>> Begin DATA EXCERPT
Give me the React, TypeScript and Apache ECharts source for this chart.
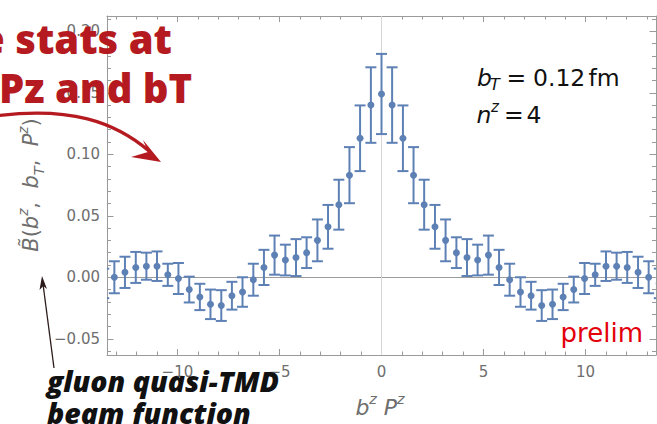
import { useEffect, useRef } from "react";
import * as echarts from "echarts";

// b^z P^z sample positions (n^z = 4)
const bzPz = [
  -13.61, -13.09, -12.57, -12.04, -11.52, -11.0, -10.47, -9.95, -9.42, -8.9,
  -8.38, -7.85, -7.33, -6.81, -6.28, -5.76, -5.24, -4.71, -4.19, -3.67, -3.14,
  -2.62, -2.09, -1.57, -1.05, -0.52, 0, 0.52, 1.05, 1.57, 2.09, 2.62, 3.14,
  3.67, 4.19, 4.71, 5.24, 5.76, 6.28, 6.81, 7.33, 7.85, 8.38, 8.9, 9.42, 9.95,
  10.47, 11.0, 11.52, 12.04, 12.57, 13.09, 13.61,
];

// quasi-TMD beam function values
const beamValues = [
  -0.005, 0.0, 0.004, 0.008, 0.009, 0.009, 0.002, -0.001, -0.01, -0.016,
  -0.022, -0.023, -0.015, -0.012, -0.002, 0.008, 0.018, 0.014, 0.016, 0.02,
  0.03, 0.041, 0.059, 0.083, 0.113, 0.14, 0.149, 0.14, 0.113, 0.083, 0.059,
  0.041, 0.03, 0.02, 0.016, 0.014, 0.018, 0.008, -0.002, -0.012, -0.015,
  -0.023, -0.022, -0.016, -0.01, -0.001, 0.002, 0.009, 0.009, 0.008, 0.004,
  0.0, -0.005,
];

// statistical uncertainties
const beamErrors = [
  0.012, 0.013, 0.0127, 0.0126, 0.011, 0.012, 0.009, 0.0126, 0.0105, 0.0107,
  0.012, 0.0125, 0.0113, 0.012, 0.013, 0.0143, 0.0159, 0.0125, 0.015, 0.0125,
  0.017, 0.0178, 0.0203, 0.0228, 0.0267, 0.0307, 0.0326, 0.0307, 0.0267,
  0.0228, 0.0203, 0.0178, 0.017, 0.0125, 0.015, 0.0125, 0.0159, 0.0143, 0.013,
  0.012, 0.0113, 0.0125, 0.012, 0.0107, 0.0105, 0.0126, 0.009, 0.012, 0.011,
  0.0126, 0.0127, 0.013, 0.012,
];

const xMajorTicks = [-10, -5, 0, 5, 10];
const xMinorTicks = [
  -13, -12, -11, -9, -8, -7, -6, -4, -3, -2, -1, 1, 2, 3, 4, 6, 7, 8, 9, 11, 12, 13,
];
const yMajorTicks = [-0.05, 0, 0.05, 0.1, 0.15, 0.2];
const yMinorTicks = [
  -0.06, -0.04, -0.03, -0.02, -0.01, 0.01, 0.02, 0.03, 0.04, 0.06, 0.07, 0.08,
  0.09, 0.11, 0.12, 0.13, 0.14, 0.16, 0.17, 0.18, 0.19, 0.21,
];

const X_MIN = -13.45;
const X_MAX = 13.45;
const Y_MIN = -0.0632;
const Y_MAX = 0.2124;

const BLUE = "#5E81B5";
const FRAME = "#9a9a9a";
const LABEL = "#6e6e6e";
const DARK_RED = "#B51A20";
const INK = "#111111";

const tickFont = { fontFamily: "DejaVu Sans", fontSize: 15, color: LABEL };

function xAxisDef(position: string, ticks: number[], len: number, labels: boolean, line: boolean) {
  return {
    type: "value",
    min: X_MIN,
    max: X_MAX,
    position,
    axisLine: { show: line, onZero: false, lineStyle: { color: FRAME, width: 1 } },
    axisTick: { show: true, inside: true, length: len, customValues: ticks, lineStyle: { color: FRAME, width: 1 } },
    axisLabel: {
      show: labels,
      customValues: ticks,
      margin: 9,
      ...tickFont,
      formatter: (v: number) => String(v).replace("-", "\u2212"),
    },
    splitLine: { show: false },
  };
}

function yAxisDef(position: string, ticks: number[], len: number, labels: boolean, line: boolean) {
  return {
    type: "value",
    min: Y_MIN,
    max: Y_MAX,
    position,
    axisLine: { show: line, onZero: false, lineStyle: { color: FRAME, width: 1 } },
    axisTick: { show: true, inside: true, length: len, customValues: ticks, lineStyle: { color: FRAME, width: 1 } },
    axisLabel: {
      show: labels,
      customValues: ticks,
      margin: 7,
      ...tickFont,
      formatter: (v: number) => v.toFixed(2).replace("-", "\u2212"),
    },
    splitLine: { show: false },
  };
}

// one piece of typeset math, placed by its baseline
function mathPiece(text: string, x: number, baseline: number, size: number, italic: boolean, color: string) {
  return {
    type: "text",
    x,
    y: baseline - 0.35 * size,
    z: 50,
    style: {
      text,
      fill: color,
      fontFamily: "DejaVu Sans",
      fontStyle: italic ? "italic" : "normal",
      fontSize: size,
      align: "left",
      verticalAlign: "middle",
    },
  };
}

export default function App() {
  const ref = useRef<HTMLDivElement>(null);

  useEffect(() => {
    if (!ref.current) return;
    const chart = echarts.init(ref.current, undefined, { renderer: "svg" });

    const points = bzPz.map((x, i) => [x, beamValues[i], beamErrors[i]]);

    const mathRich = (size: number, color: string) => ({
      i: { fontFamily: "DejaVu Sans", fontStyle: "italic", fontSize: size, lineHeight: 30, fill: color },
      n: { fontFamily: "DejaVu Sans", fontSize: size, lineHeight: 30, fill: color },
      sup: { fontFamily: "DejaVu Sans", fontStyle: "italic", fontSize: size * 0.65, lineHeight: 15, verticalAlign: "top", fill: color },
      sub: { fontFamily: "DejaVu Sans", fontStyle: "italic", fontSize: size * 0.7, lineHeight: 15, verticalAlign: "bottom", fill: color },
    });

    chart.setOption({
      animation: false,
      grid: { left: 107, top: 16, right: 1, bottom: 69, containLabel: false },
      xAxis: [
        xAxisDef("bottom", xMajorTicks, 6, true, true),
        xAxisDef("bottom", xMinorTicks, 3.5, false, false),
        xAxisDef("top", xMajorTicks, 6, false, true),
        xAxisDef("top", xMinorTicks, 3.5, false, false),
      ],
      yAxis: [
        yAxisDef("left", yMajorTicks, 6.5, true, true),
        yAxisDef("left", yMinorTicks, 4, false, false),
        yAxisDef("right", yMajorTicks, 6.5, false, true),
        yAxisDef("right", yMinorTicks, 4, false, false),
      ],
      series: [
        {
          type: "line",
          z: 1,
          data: [[0, 0]],
          symbol: "none",
          lineStyle: { opacity: 0 },
          silent: true,
          markLine: {
            silent: true,
            z: 1,
            symbol: ["none", "none"],
            label: { show: false },
            animation: false,
            data: [
              { yAxis: 0, lineStyle: { color: "#9c9c9c", width: 1, type: "solid" } },
              { xAxis: 0, lineStyle: { color: "#d6d6d6", width: 1, type: "solid" } },
            ],
          },
        },
        {
          type: "custom",
          z: 5,
          clip: true,
          data: points,
          encode: { x: 0, y: 1 },
          renderItem: (_params: any, api: any) => {
            const x = api.value(0);
            const y = api.value(1);
            const e = api.value(2);
            const c = api.coord([x, y]);
            const top = api.coord([x, y + e]);
            const bot = api.coord([x, y - e]);
            const cap = 5.5;
            const ls = { stroke: BLUE, lineWidth: 2 };
            return {
              type: "group",
              children: [
                { type: "line", shape: { x1: c[0], y1: top[1], x2: c[0], y2: bot[1] }, style: ls },
                { type: "line", shape: { x1: c[0] - cap, y1: top[1], x2: c[0] + cap, y2: top[1] }, style: ls },
                { type: "line", shape: { x1: c[0] - cap, y1: bot[1], x2: c[0] + cap, y2: bot[1] }, style: ls },
                { type: "circle", shape: { cx: c[0], cy: c[1], r: 3.5 }, style: { fill: BLUE } },
              ],
            };
          },
        },
      ],
      graphic: [
        // vertical axis title
        {
          type: "text",
          x: 46,
          y: 185,
          rotation: Math.PI / 2,
          z: 50,
          style: {
            text: "{i|B\u0303}{n|(}{i|b}{sup|z}{n|,  }{i|b}{sub|T}{n|,  }{i|P}{sup|z}{n|)}",
            rich: mathRich(21, LABEL),
            align: "center",
            verticalAlign: "bottom",
          },
        },
        // horizontal axis title
        {
          type: "text",
          x: 380,
          y: 392,
          z: 50,
          style: {
            text: "{i|b}{sup|z}{n| }{i|P}{sup|z}",
            rich: mathRich(22, LABEL),
            align: "center",
            verticalAlign: "top",
          },
        },
        // ensemble parameters: b_T = 0.12 fm
        mathPiece("b", 477, 86.7, 23.5, true, INK),
        mathPiece("T", 490, 90.5, 16, true, INK),
        mathPiece("=", 506.5, 86.7, 23.5, false, INK),
        mathPiece("0.12", 533, 86.7, 23.5, false, INK),
        mathPiece("fm", 588.5, 86.7, 23.5, false, INK),
        // n^z = 4
        mathPiece("n", 476.5, 123.3, 23.5, true, INK),
        mathPiece("z", 491, 112.5, 15, true, INK),
        mathPiece("=", 504, 123.3, 23.5, false, INK),
        mathPiece("4", 526.5, 123.3, 23.5, false, INK),
        {
          type: "text",
          x: 643,
          y: 333,
          z: 50,
          style: {
            text: "prelim",
            fill: "#E3000B",
            fontFamily: "DejaVu Sans",
            fontSize: 26,
            align: "right",
            verticalAlign: "middle",
          },
        },
        // slide annotation
        {
          type: "text",
          x: 172,
          y: 38,
          z: 60,
          style: {
            text: "e stats at",
            fill: DARK_RED,
            fontFamily: "Open Sans",
            fontWeight: 800,
            fontSize: 40,
            align: "right",
            verticalAlign: "middle",
          },
        },
        {
          type: "text",
          x: -1,
          y: 87,
          z: 60,
          style: {
            text: "Pz and bT",
            fill: DARK_RED,
            fontFamily: "Open Sans",
            fontWeight: 800,
            fontSize: 40,
            align: "left",
            verticalAlign: "middle",
          },
        },
        {
          type: "bezierCurve",
          z: 60,
          shape: { x1: -5, y1: 116, cpx1: 70, cpy1: 106, cpx2: 115, cpy2: 122, x2: 149, y2: 151 },
          style: { stroke: DARK_RED, lineWidth: 3.3, fill: null },
        },
        {
          type: "polygon",
          z: 60,
          shape: { points: [[161, 162], [143, 140], [148, 152], [131, 157]] },
          style: { fill: DARK_RED },
        },
        {
          type: "line",
          z: 60,
          shape: { x1: 54, y1: 368, x2: 43, y2: 284 },
          style: { stroke: "#2b1b1b", lineWidth: 1.3 },
        },
        {
          type: "polygon",
          z: 60,
          shape: { points: [[42, 276], [47, 289], [43.3, 286], [39.5, 290]] },
          style: { fill: "#2b1b1b" },
        },
        {
          type: "text",
          x: 47,
          y: 381,
          z: 60,
          style: {
            text: "gluon quasi-TMD",
            fill: INK,
            fontFamily: "Open Sans",
            fontWeight: 800,
            fontStyle: "italic",
            fontSize: 28.5,
            align: "left",
            verticalAlign: "middle",
          },
        },
        {
          type: "text",
          x: 47,
          y: 413,
          z: 60,
          style: {
            text: "beam function",
            fill: INK,
            fontFamily: "Open Sans",
            fontWeight: 800,
            fontStyle: "italic",
            fontSize: 28.5,
            align: "left",
            verticalAlign: "middle",
          },
        },
      ],
    });

    return () => chart.dispose();
  }, []);

  return (
    <div
      ref={ref}
      style={{ position: "absolute", left: 0, top: 0, width: 657, height: 424, background: "#fff" }}
    />
  );
}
>> End DATA EXCERPT
Print the data above verbatim from the first line through the line holding "import * as", leaving every picture out.

_FINAL RESULT_
Give me the React, TypeScript and Apache ECharts source for this chart.
import { useEffect, useRef } from "react";
import * as echarts from "echarts";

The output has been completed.